Lelio. Conoscete voi quelle due sorelle, che abitano in quella casa?

Ottavio. (Voglio scoprir terreno). (da sè) Non le conosco.

Lelio. Amico, sono due belle ragazze. Una ha nome Rosaura, e l’altra Beatrice; sono figlie di un dottore di medicina, e tutte due sono innamorate di me.

Ottavio. Tutt’e due?

Lelio. Sì, tutt’e due. Vi par cosa strana?

Ottavio. Ma come avete fatto a innamorarle sì presto?

Lelio. Appena mi videro, furono esse le prime a farmi un inchino, e m’invitarono a parlar seco loro.

Ottavio. (Possibile che ciò sia vero!) (da sè

Lelio.
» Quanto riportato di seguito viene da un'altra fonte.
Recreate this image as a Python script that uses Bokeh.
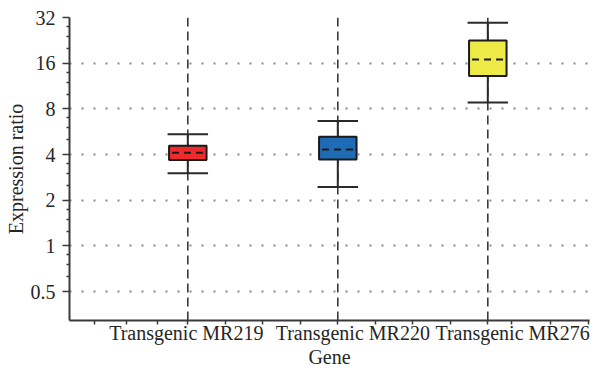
from bokeh.plotting import figure
from bokeh.models import Range1d, FixedTicker, NumeralTickFormatter, Span, LinearAxis
from bokeh.embed import file_html
from bokeh.resources import INLINE

# ---- data ----
genes = ["Transgenic MR219", "Transgenic MR220", "Transgenic MR276"]
xpos = [1, 2, 3]
whisker_low = [3.01, 2.45, 8.8]
q1 = [3.68, 3.71, 13.2]
median = [4.12, 4.32, 16.9]
q3 = [4.57, 5.24, 22.6]
whisker_high = [5.44, 6.66, 29.5]
colors = ["#EE2A2C", "#1E6CB6", "#EEEA46"]
y_ticks = [0.5, 1, 2, 4, 8, 16, 32]

# ---- styles ----
FONT = "Liberation Serif"
TXT = "#262626"
AX = "#3a3a3a"
box_w = 0.25
cap_half = 0.135
label_offset = [-0.01, 0.10, 0.165]   # tick labels are spread out in the original

p = figure(width=590, height=370, output_backend="svg", toolbar_location=None,
           y_axis_type="log",
           x_range=Range1d(0.2113, 3.678), y_range=Range1d(0.323, 32),
           min_border_left=69, min_border_right=1, min_border_top=17,
           min_border_bottom=49)
p.outline_line_color = None
p.background_fill_color = "white"
p.border_fill_color = "white"

for x in xpos:
    s = Span(location=x, dimension="height", line_color="#3a3a3a",
             line_width=1.6, line_dash="9 5", level="underlay")
    p.add_layout(s)

p.segment(x0=xpos, y0=whisker_low, x1=xpos, y1=q1, line_color="#2a2a2a", line_width=2)
p.segment(x0=xpos, y0=q3, x1=xpos, y1=whisker_high, line_color="#2a2a2a", line_width=2)
xl = [x - cap_half for x in xpos]
xr = [x + cap_half for x in xpos]
p.segment(x0=xl, y0=whisker_low, x1=xr, y1=whisker_low, line_color="#2a2a2a", line_width=2)
p.segment(x0=xl, y0=whisker_high, x1=xr, y1=whisker_high, line_color="#2a2a2a", line_width=2)
p.vbar(x=xpos, width=box_w, bottom=q1, top=q3, fill_color=colors,
       line_color="#1a1a1a", line_width=2)
bl = [x - box_w / 2 + 0.02 for x in xpos]
br = [x + box_w / 2 - 0.02 for x in xpos]
p.segment(x0=bl, y0=median, x1=br, y1=median, line_color="#1a1a1a",
          line_width=2, line_dash="7 5")

# y axis
minor_y = [t * f for t in y_ticks[:-1] for f in (1.25, 1.5, 1.75)]
yax = p.yaxis[0]
yax.ticker = FixedTicker(ticks=y_ticks, minor_ticks=minor_y)
yax.formatter = NumeralTickFormatter(format="0.[0]")
yax.axis_label = "Expression ratio"
yax.major_tick_out = 7
yax.major_tick_in = 0
yax.minor_tick_out = 3
yax.minor_tick_in = 0
yax.major_label_standoff = 7
yax.axis_label_standoff = 1

# x axis: tick marks only (no labels)
xax = p.xaxis[0]
minor_x = [0.38, 0.59, 0.8, 1.25, 1.5, 1.75, 2.25, 2.5, 2.75, 3.16, 3.42, 3.67]
xax.ticker = FixedTicker(ticks=[], minor_ticks=sorted(xpos + minor_x))
xax.major_label_standoff = 0
xax.major_tick_out = 6
xax.major_tick_in = 0
xax.minor_tick_out = 4
xax.minor_tick_in = 0

for ax in (xax, yax):
    ax.axis_line_color = AX
    ax.axis_line_width = 2
    ax.major_tick_line_color = AX
    ax.minor_tick_line_color = AX
    ax.major_tick_line_width = 1.5
    ax.minor_tick_line_width = 1.5
yax.major_label_text_font = FONT
yax.major_label_text_font_size = "20px"
yax.major_label_text_color = TXT

# category labels axis
label_pos = [x + o for x, o in zip(xpos, label_offset)]
lab = LinearAxis(ticker=FixedTicker(ticks=label_pos, minor_ticks=[]),
                 major_label_overrides={v: g for v, g in zip(label_pos, genes)},
                 axis_line_color=None, major_tick_line_color=None,
                 minor_tick_line_color=None, major_tick_out=0, major_tick_in=0,
                 minor_tick_out=0, minor_tick_in=0,
                 major_label_standoff=-3, axis_label="Gene",
                 axis_label_standoff=-1)
p.add_layout(lab, "below")

for ax in (lab, yax):
    ax.axis_label_text_font = FONT
    ax.axis_label_text_font_size = "20px"
    ax.axis_label_text_font_style = "normal"
    ax.axis_label_text_color = TXT
lab.major_label_text_font = FONT
lab.major_label_text_font_size = "20px"
lab.major_label_text_color = TXT

p.xgrid.grid_line_color = None
p.ygrid.grid_line_color = "#8a8a8a"
p.ygrid.grid_line_width = 2
p.ygrid.grid_line_dash = "2 10"

open("out.html", "w").write(file_html(p, INLINE))
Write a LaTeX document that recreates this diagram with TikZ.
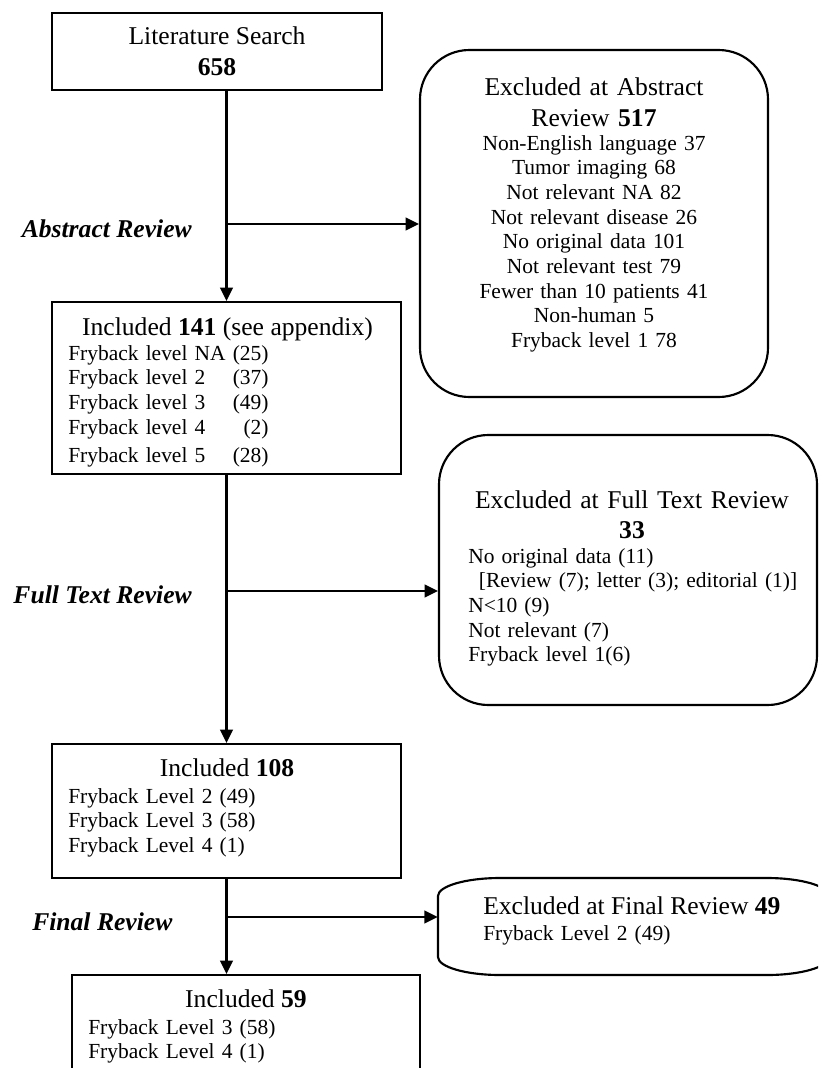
\documentclass[tikz,border=0pt]{standalone}
\usepackage{fontspec}
\setmainfont{Liberation Serif}
\usetikzlibrary{arrows.meta}

\newdimen\pix \pix=0.75pt
\newcommand\headsize{\fontsize{19.2}{23}\selectfont}
\newcommand\listsize{\fontsize{16.1}{18.5}\selectfont}

\tikzstyle{stage}=[draw, line width=1.6pt, inner sep=0pt]
\tikzstyle{excl}=[stage, rounded corners=37pt]
\tikzstyle{head}=[font=\headsize, inner sep=0pt, anchor=base, align=center]
\tikzstyle{list}=[font=\listsize, inner sep=0pt, anchor=base west, align=left, text width=320\pix]
\tikzstyle{phase}=[font=\headsize\bfseries\itshape, inner sep=0pt]
\tikzstyle{flow}=[-{Triangle[length=10pt, width=9.5pt]}, line width=1.6pt]

\begin{document}
\begin{tikzpicture}[x=0.75pt, y=-0.75pt]
    \useasboundingbox (0,0) rectangle (818,1068);
    \clip (0,0) rectangle (818,1068);
    % boxes
    \node[stage, minimum width=330\pix, minimum height=77\pix, font=\headsize, align=center] (search) at (217,51.5) {Literature Search\\\textbf{658}};
    \node[excl, minimum width=348\pix, minimum height=347\pix] (exabs) at (594,223.5) {};
    \node[head, text width=340\pix] (exabshead) at (594,95.5) {Excluded at Abstract\\Review \textbf{517}};
    \node[list, anchor=base, align=center, text width=340\pix] (exabslist) at (594,150) {Non-English language 37\\Tumor imaging 68\\Not relevant NA 82\\Not relevant disease 26\\No original data 101\\Not relevant test 79\\Fewer than 10 patients 41\\Non-human 5\\Fryback level 1 78};
    \node[stage, minimum width=349\pix, minimum height=172\pix] (inc1) at (226.5,388) {};
    \node[head] (inc1head) at (227.5,335.5) {Included \textbf{141} (see appendix)};
    \node[list] (inc1list) at (68,360) {\begin{tabular}[t]{@{}l@{~}r@{}}
        Fryback level NA & (25)\\
        Fryback level 2 & (37)\\
        Fryback level 3 & (49)\\
        Fryback level 4 & (2)\\[2.5pt]
        Fryback level 5 & (28)
      \end{tabular}};
    \node[excl, minimum width=378\pix, minimum height=270\pix] (exfull) at (628,570) {};
    \node[head, text width=360\pix] (exfullhead) at (632,508) {Excluded at Full Text Review\\\textbf{33}};
    \node[list, text width=345\pix] (exfulllist) at (468,563) {No original data (11)\\\hspace*{8pt}[Review (7); letter (3); editorial (1)]\\N<10 (9)\\Not relevant (7)\\Fryback level 1(6)};
    \node[stage, minimum width=349\pix, minimum height=134\pix] (inc2) at (226.5,811) {};
    \node[head] (inc2head) at (227,776.5) {Included \textbf{108}};
    \node[list] (inc2list) at (68,803) {Fryback Level 2 (49)\\Fryback Level 3 (58)\\Fryback Level 4 (1)};
    \node[minimum width=391\pix, minimum height=97\pix] (exfin) at (633.5,926.5) {};
    \draw[line width=1.6pt] (500,878) -- (767,878) .. controls (801.2,878) and (829,886.1) .. (829,896) -- (829,957) .. controls (829,966.9) and (801.2,975) .. (767,975) -- (500,975) .. controls (465.8,975) and (438,966.9) .. (438,957) -- (438,896) .. controls (438,886.1) and (465.8,878) .. cycle;
    \node[head, anchor=base west] (exfinhead) at (483,914.5) {Excluded at Final Review \textbf{49}};
    \node[list] (exfinlist) at (483,940) {Fryback Level 2 (49)};
    \node[stage, minimum width=348\pix, minimum height=125\pix] (inc3) at (246,1037.5) {};
    \node[head] (inc3head) at (246,1007.5) {Included \textbf{59}};
    \node[list] (inc3list) at (88,1034) {Fryback Level 3 (58)\\Fryback Level 4 (1)};
    % review steps
    \node[phase, anchor=base east] (absphase) at (192,237) {Abstract Review};
    \node[phase, anchor=base east] (fullphase) at (192,603) {Full Text Review};
    \node[phase, anchor=base west] (finphase) at (32,930) {Final Review};
    \coordinate (absfork) at (226.5,224);
    \coordinate (fullfork) at (226.5,591);
    \coordinate (finfork) at (226.5,917);
    % arrows
    \draw[flow] (search.south -| inc1.north) -- (inc1.north);
    \draw[flow] (absfork) -- (absfork -| exabs.west);
    \draw[flow] (inc1.south) -- (inc2.north);
    \draw[flow] (fullfork) -- (fullfork -| exfull.west);
    \draw[flow] (inc2.south) -- (inc2.south |- inc3.north);
    \draw[flow] (finfork) -- (finfork -| exfin.west);
\end{tikzpicture}
\end{document}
Pochissime delle mie parole bastarono per incantarle, e tutt’e due mi si dichiararono amanti.

Ottavio. Tutt’e due?

Lelio. Tutt’e due.

Ottavio. (Fremo di gelosia). (da sè

Lelio. Volevano ch’io entrassi in casa...

Ottavio. (Anco di più!) (da sè

Lelio. Ma siccome si avvicinava la sera, mi venne in mente di dar loro un magnifico divertimento, e mi licenziai1.
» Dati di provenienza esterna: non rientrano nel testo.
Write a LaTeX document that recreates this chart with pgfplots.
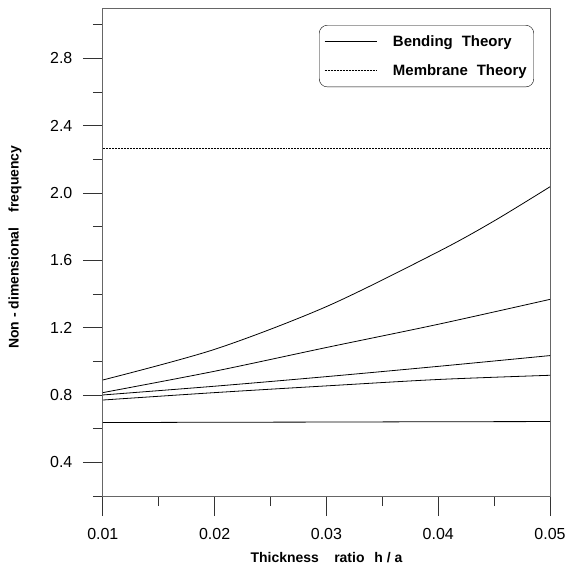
\documentclass[border=0pt]{standalone}
\usepackage{pgfplots}
\pgfplotsset{compat=1.18}
\usepackage{fontspec}
\setmainfont{Liberation Sans}
\begin{document}
\begin{tikzpicture}
\begin{axis}[
  name=ax,
  scale only axis,
  width=448pt, height=489pt,
  xmin=0.01, xmax=0.05, ymin=0.2, ymax=3.1,
  xtick={0.01,0.02,0.03,0.04,0.05},
  minor xtick={0.015,0.025,0.035,0.045},
  ytick={0.4,0.8,1.2,1.6,2.0,2.4,2.8},
  minor ytick={0.2,0.6,1.0,1.4,1.8,2.2,2.6,3.0},
  scaled x ticks=false,
  tick pos=left,
  tick align=outside,
  major tick length=20pt, minor tick length=10pt,
  every tick/.style={black!80, line width=0.8pt},
  axis line style={black!60, line width=0.8pt},
  /pgf/number format/assume math mode=true,
  xticklabel style={yshift=-9pt, /pgf/number format/.cd, fixed, fixed zerofill, precision=2},
  yticklabel style={xshift=-7pt, /pgf/number format/.cd, fixed, fixed zerofill, precision=1},
  tick label style={font=\fontsize{16}{19}\selectfont},
  xlabel={Thickness\hspace{1.1em}ratio\hspace{0.7em}h / a},
  ylabel={Non - dimensional\hspace{1.1em}frequency},
  every axis x label/.style={at={(rel axis cs:0.5,0)}, yshift=-62pt, anchor=center},
  every axis y label/.style={at={(rel axis cs:0,0.51)}, xshift=-88pt, rotate=90, anchor=center},
  label style={font=\bfseries\fontsize{14}{16}\selectfont},
  legend style={at={(0.964,0.965)}, anchor=north east, draw=black,
    rounded corners=8pt, font=\bfseries\fontsize{15}{17}\selectfont,
    inner xsep=5pt, inner ysep=8pt, row sep=13pt, cells={anchor=west},
    /tikz/every odd column/.append style={column sep=14pt}},
  legend image code/.code={\draw[#1] (0pt,0pt) -- (52pt,0pt);},
  every axis plot/.append style={black, line width=0.8pt},
]
\addplot[smooth] coordinates {
  (0.01,0.890) (0.02,1.072) (0.03,1.326) (0.04,1.652) (0.045,1.835) (0.05,2.038)
};
\addlegendentry{Bending\hspace{0.6em}Theory}
\addplot[forget plot, smooth] coordinates {
  (0.01,0.815) (0.02,0.942) (0.03,1.083) (0.04,1.221) (0.05,1.369)
};
\addplot[forget plot, smooth] coordinates {
  (0.01,0.801) (0.02,0.853) (0.03,0.910) (0.04,0.971) (0.05,1.035)
};
\addplot[forget plot, smooth] coordinates {
  (0.01,0.771) (0.02,0.815) (0.03,0.855) (0.04,0.893) (0.05,0.918)
};
\addplot[forget plot] coordinates {
  (0.01,0.637) (0.02,0.639) (0.03,0.640) (0.04,0.642) (0.05,0.643)
};
\addplot[line width=0.5pt, dash pattern=on 2pt off 1pt] coordinates {
  (0.01,2.268) (0.05,2.268)
};
\addlegendentry{Membrane\hspace{0.6em}Theory}
\end{axis}
\pgfresetboundingbox
\path ([shift={(-103pt,-76pt)}]ax.south west) rectangle ([shift={(18pt,8pt)}]ax.north east);
\end{tikzpicture}
\end{document}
Ottavio. Avete forse fatto fare una serenata?

Lelio. Per l’appunto. Lo sapete anche voi?

Ottavio. Sì, mi fu detto. (Ora ho scoperto l’autore della serenata; Fiorindo ha ragione). (da sè

Lelio. Ma non terminò colla serenata il divertimento della scorsa notte.

Ottavio. Bravo, signor Lelio, che faceste di bello? (con ironia

Lelio. Smontai dalla peota, feci portar in terra da’ miei servidori una sontuosa cena, e impetrai dalle due cortesi sorelle l’accesso in casa, ove si terminò la notte fra i piatti e fra le bottiglie.

Ottavio. Amico, non per far torto alla vostra onestà, ma giudicando che vogliate divertirvi meco, sospendo di credere ciò che mi avete narrato.

  1. Bett.: sovvenendomi di voler dar ecc. mi licenziai.